▸ Prompt: Report all lines from the entries below in which "this" appears.
• • •
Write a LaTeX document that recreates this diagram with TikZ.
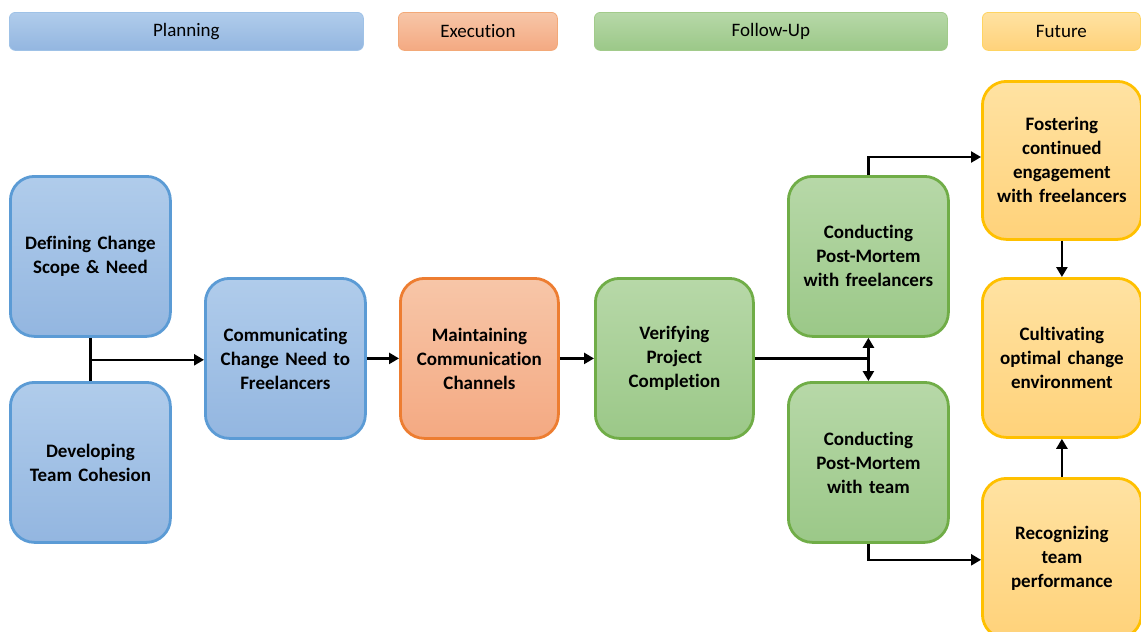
\documentclass[tikz,border=0pt]{standalone}
\usepackage{fontspec}
\setmainfont{Carlito}[Ligatures={NoCommon}]
\usetikzlibrary{arrows.meta}
\definecolor{bluetop}{HTML}{B0CCEB}
\definecolor{bluebot}{HTML}{93B6E0}
\definecolor{blueline}{HTML}{5B9BD5}
\definecolor{orgtop}{HTML}{F7C6A8}
\definecolor{orgbot}{HTML}{F4A982}
\definecolor{orgline}{HTML}{ED7D31}
\definecolor{grntop}{HTML}{B7D8A8}
\definecolor{grnbot}{HTML}{9BC888}
\definecolor{grnline}{HTML}{70AD47}
\definecolor{yeltop}{HTML}{FFE2A2}
\definecolor{yelbot}{HTML}{FFD27A}
\definecolor{yelline}{HTML}{FFC000}
\tikzset{
  box/.style={rounded corners=24pt, line width=2.8pt, minimum width=158pt, minimum height=158pt,
    align=center, font=\fontsize{19}{24}\selectfont\bfseries, inner sep=0pt, text width=156pt, anchor=north west},
  hdr/.style={rounded corners=6pt, line width=0.8pt, minimum height=38pt, inner sep=0pt,
    font=\fontsize{19}{22}\selectfont, anchor=north west},
  bluebox/.style={top color=bluetop, bottom color=bluebot, draw=blueline},
  orgbox/.style={top color=orgtop, bottom color=orgbot, draw=orgline},
  grnbox/.style={top color=grntop, bottom color=grnbot, draw=grnline},
  yelbox/.style={top color=yeltop, bottom color=yelbot, draw=yelline},
  conn/.style={line width=2.6pt, -{Triangle[length=10pt,width=11pt]}},
  plain/.style={line width=2.6pt},
}
\begin{document}
\begin{tikzpicture}[x=1pt,y=-1pt]
\useasboundingbox (0,0) rectangle (1141,632);
\clip (0,0) rectangle (1141,632);
% headers
\node[hdr, top color=bluetop, bottom color=bluebot, draw=bluetop!80!blueline, minimum width=354pt] (hplan) at (9,12) {Planning};
\node[hdr, top color=orgtop, bottom color=orgbot, draw=orgtop!60!orgline, minimum width=159pt] (hexec) at (398,12) {Execution};
\node[hdr, top color=grntop, bottom color=grnbot, draw=grntop!70!grnline, minimum width=353pt] (hfol) at (594,12) {Follow-Up};
\node[hdr, top color=yeltop, bottom color=yelbot, draw=yeltop!60!yelline, minimum width=158pt] (hfut) at (982,12) {Future};
% boxes
\node[box, bluebox, minimum width=160pt, minimum height=160pt] (def) at (9,175) {Defining Change\\Scope \& Need};
\node[box, bluebox, minimum width=160pt, minimum height=160pt] (dev) at (9,381) {Developing\\Team Cohesion};
\node[box, bluebox, minimum width=160pt, minimum height=160pt] (com) at (204,277) {Communicating\\Change Need to\\Freelancers};
\node[box, orgbox, minimum width=158pt, minimum height=160pt] (mai) at (399,277) {Maintaining\\Communication\\Channels};
\node[box, grnbox, minimum width=158pt, minimum height=160pt] (ver) at (594,277) {Verifying\\Project\\Completion};
\node[box, grnbox, minimum width=160pt, minimum height=160pt] (cpf) at (787,175) {Conducting\\Post-Mortem\\with freelancers};
\node[box, grnbox, minimum width=160pt, minimum height=160pt] (cpt) at (787,381) {Conducting\\Post-Mortem\\with team};
\node[box, yelbox, minimum width=159pt, minimum height=158pt] (fos) at (981,80) {Fostering\\continued\\engagement\\with freelancers};
\node[box, yelbox, minimum width=159pt, minimum height=159pt] (cul) at (981,277) {Cultivating\\optimal change\\environment};
\node[box, yelbox, minimum width=159pt, minimum height=160pt] (rec) at (981,477) {Recognizing\\team\\performance};
% connectors
\coordinate (j1) at ([yshift=-22pt]def.south);
\draw[plain] (def.south) -- (dev.north);
\draw[conn] (j1) -- (com.west |- j1);
\draw[conn] (com.east) -- (mai.west);
\draw[conn] (mai.east) -- (ver.west);
\coordinate (j2) at (cpf.south |- ver.east);
\draw[plain] (ver.east) -- (j2);
\draw[conn] (j2) -- (cpf.south);
\draw[conn] (j2) -- (cpt.north);
\coordinate (j3) at ([yshift=18pt]cpf.north);
\draw[conn] (cpf.north) -- (j3) -- (fos.west |- j3);
\coordinate (j4) at ([yshift=-16pt]cpt.south);
\draw[conn] (cpt.south) -- (j4) -- (rec.west |- j4);
\draw[conn] (fos.south) -- (cul.north);
\draw[conn] (rec.north) -- (cul.south);
\end{tikzpicture}
\end{document}
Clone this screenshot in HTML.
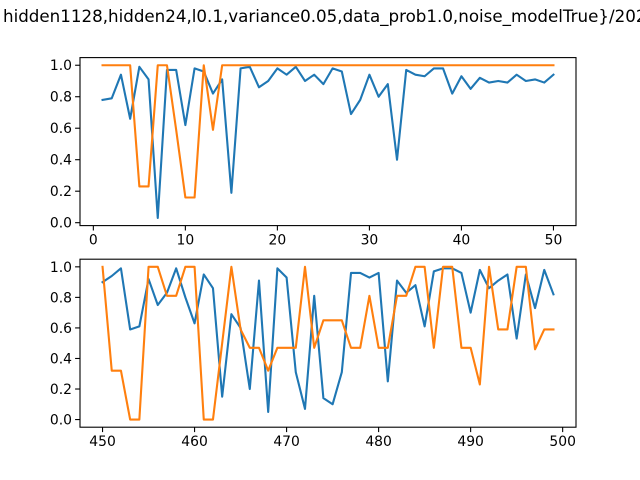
<!DOCTYPE html>
<html><head><meta charset="utf-8"><style>
html,body{margin:0;padding:0;background:#fff;}
svg{display:block;font-family:"DejaVu Sans","Liberation Sans",sans-serif;}
</style></head><body>
<svg id="fig" width="640" height="480" viewBox="0 0 640 480">
<rect width="640" height="480" fill="#fff"/>
<text x="3" y="22" font-size="16.7" fill="#000">hidden1128,hidden24,l0.1,variance0.05,data_prob1.0,noise_modelTrue}/202</text>
</svg>
<script>
const topX = Array.from({length:50},(_,i)=>i+1);
const topBlue = [0.78,0.79,0.94,0.66,0.99,0.91,0.03,0.97,0.97,0.62,0.98,0.96,0.82,0.91,0.19,0.98,0.99,0.86,0.90,0.98,0.94,0.99,0.90,0.94,0.88,0.98,0.96,0.69,0.78,0.94,0.80,0.88,0.40,0.97,0.94,0.93,0.98,0.98,0.82,0.93,0.85,0.92,0.89,0.90,0.89,0.94,0.90,0.91,0.89,0.94];
const topOrange = [1,1,1,1,0.23,0.23,1,1,0.59,0.16,0.16,1,0.59,1,1,1,1,1,1,1,1,1,1,1,1,1,1,1,1,1,1,1,1,1,1,1,1,1,1,1,1,1,1,1,1,1,1,1,1,1];
const botX = Array.from({length:50},(_,i)=>i+450);
const botBlue = [0.90,0.94,0.99,0.59,0.61,0.92,0.75,0.83,0.99,0.80,0.63,0.95,0.86,0.15,0.69,0.60,0.20,0.91,0.05,0.99,0.93,0.31,0.07,0.81,0.14,0.10,0.31,0.96,0.96,0.93,0.96,0.25,0.91,0.83,0.88,0.61,0.97,0.99,0.99,0.96,0.70,0.98,0.86,0.91,0.95,0.53,0.95,0.73,0.98,0.82];
const botOrange = [1,0.32,0.32,0,0,1,1,0.81,0.81,1,1,0,0,0.5,1,0.59,0.47,0.47,0.32,0.47,0.47,0.47,1,0.47,0.65,0.65,0.65,0.47,0.47,0.81,0.47,0.47,0.81,0.81,1,1,0.47,1,1,0.47,0.47,0.23,1,0.59,0.59,1,1,0.46,0.59,0.59];
const topXTicks = [0,10,20,30,40,50];
const botXTicks = [450,460,470,480,490,500];
const yTicks = [0,0.2,0.4,0.6,0.8,1.0];

const NS='http://www.w3.org/2000/svg';
const svg=document.getElementById('fig');
function mk(tag,attrs,parent){const e=document.createElementNS(NS,tag);for(const k in attrs)e.setAttribute(k,attrs[k]);(parent||svg).appendChild(e);return e;}

function panel(name,top,bottom,xs,ys1,ys2,xt,ymin,ymax){
  const L=80,R=576;
  const xmin=xs[0]-(xs[xs.length-1]-xs[0])*0.05, xmax=xs[xs.length-1]+(xs[xs.length-1]-xs[0])*0.05;
  const sx=v=>L+(v-xmin)/(xmax-xmin)*(R-L);
  const sy=v=>bottom-(v-ymin)/(ymax-ymin)*(bottom-top);
  const g=mk('g',{});
  
  
  [[ys1,'#1f77b4','blue-series'],[ys2,'#ff7f0e','orange-series']].forEach(([ys,c,n])=>{
    const p=mk('polyline',{points:xs.map((x,i)=>sx(x).toFixed(2)+','+sy(ys[i]).toFixed(2)).join(' '),fill:'none',stroke:c,'stroke-width':2.1,'stroke-linejoin':'round','stroke-linecap':'square'},g);
    
    
  });
  const fr=mk('rect',{x:L,y:top,width:R-L,height:bottom-top,fill:'none',stroke:'#000','stroke-width':1.1},g);
  
  
  xt.forEach(t=>{
    const x=sx(t);
    mk('line',{x1:x,y1:bottom,x2:x,y2:bottom+4.9,stroke:'#000','stroke-width':1.1},g);
    const tx=mk('text',{x:x,y:bottom+19,'font-size':13.9,'text-anchor':'middle'},g);
    tx.textContent=String(t);
    
    
  });
  yTicks.forEach(t=>{
    const y=sy(t);
    mk('line',{x1:L-4.9,y1:y,x2:L,y2:y,stroke:'#000','stroke-width':1.1},g);
    const tx=mk('text',{x:L-8,y:y+5,'font-size':13.9,'text-anchor':'end'},g);
    tx.textContent=t.toFixed(1);
    
    
  });
}
panel('top-chart',57.6,225.6,topX,topBlue,topOrange,topXTicks,-0.0185,1.0485);
panel('bottom-chart',259.2,427.2,botX,botBlue,botOrange,botXTicks,-0.05,1.05);
</script>
</body></html>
• • •
▸ Worked solution:
Write a LaTeX document that recreates this diagram with TikZ.
Clone this screenshot in HTML.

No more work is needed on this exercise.